The sense of dread that saturates the new version of “Anna Karenina” initially stems not so much from impending tragedy but the apprehension that the entire cast is about to burst into song.
Director Joe Wright has literally staged significant stretches of the movie, with proscenium arches, supertitles, dreamy mattes and, overhead, stagehands on catwalks.
Waiters, maids, footmen, even the occasional strolling tuba player and clarinetist wend their ways through crowded restaurants, mansions or stations. Orchestras and folk singers apparently hover somewhere just beyond the edges of the frame, performing Dario Marianelli’s excellent score.
They all seem to be expecting Hugh Jackman.
What they get, though, is a whiz-bang skate through Leo Tolstoy’s sprawling yet meticulous classic. As might be expected from playwright Tom Stoppard, the script condenses the story but distills every possible epigram from it, supporting them with some believably human moments amid the deliberate artifice.
The director, and his screenwriter, get invaluable support from frequent collaborator Keira Knightley as anti-heroine Anna, Jude Law as her upright but older husband Karenin, and Domhnall Gleeson as Kostya Levin, rural estate owner and hapless suitor of girlish Princess Kitty Shcherbatskaya.
Especially in its second half, these players project strong emotions, wrestling with logic and morality, and bring to life some of the reality of 19th Century Russian society as detailed by Tolstoy in his novel, described by William Faulkner, among others, as “the best ever written.”
Fans of the author may be wondering how pregnant views of toy trains, dancers paused in mid-step or literal footlights serve this social realism in his narrative. The answer is: haphazardly.
Many of the sets are quite beautiful in themselves, and some perform valuable functions. As the camera follows Levin offstage into the wings, the buzz of offstage activity suggests the larger cities beyond the dinner parties and ballrooms of the nobility and their well-off friends.
At another point, screens at the rear of the stage slide aside and the camera follows Levin out into the real world, the snowy countryside of his home. It is a startling transition, which reaffirms the movie’s division between the bubble of high society and the working world of woodcutters and threshers.
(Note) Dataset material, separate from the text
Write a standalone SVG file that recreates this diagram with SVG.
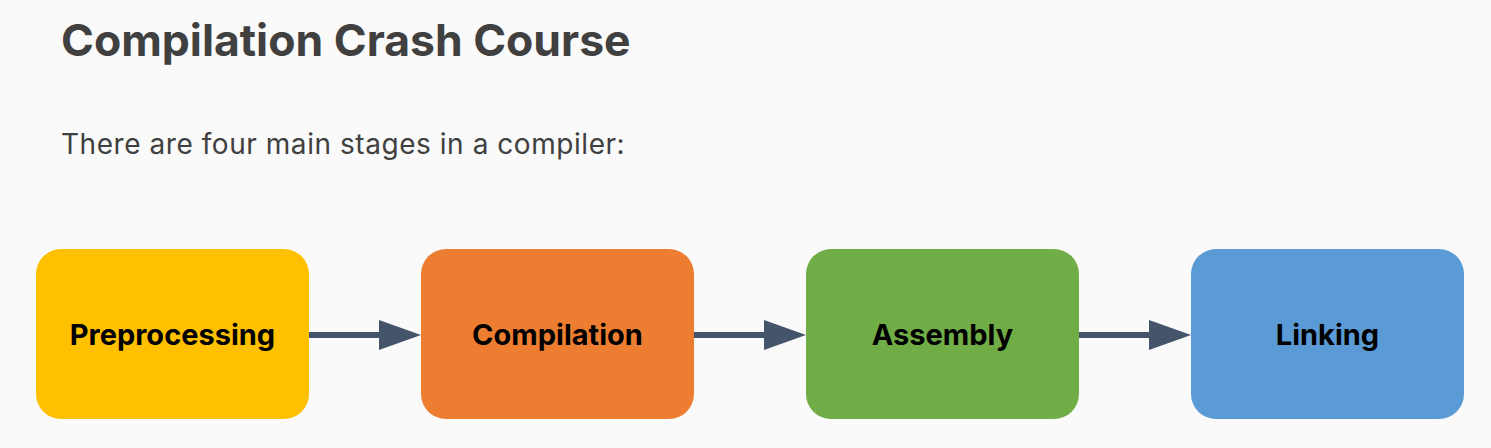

With other scenes taking place at the opera, the stage translates seamlessly from idealized to actual setting for the action. The idea, as Knightley recently explained to our Paula Schwartz, is that performing is “what being socialized is.” In the hothouse world of late empire St. Petersburg, all the glitterati must play their parts in order to maintain their class’ collective illusions.
Stepping outside the social order, for instance into a public affair with a handsome cavalry officer, simply isn’t done if you want to maintain your spot in the pecking order. In the preceding sentence, the important word is “public.”
So it is at least theoretically plausible to present overtly the theatrical aspects of this social order on stage, producing a hybrid of movie and play. In a key sense, though, it is also a cheat. In live theater, Knightley’s keyed-up intensity and Law’s battle between stoic decency and rage could be electric, an evening worth remembering.
Without that immediacy, the actors are still effective but the stagey aspects sometimes intrude into the film, interrupting the rhythm building through the performances. Some of the extraneous bits may look interesting in themselves, but contribute little to the narrative. A few are just silly.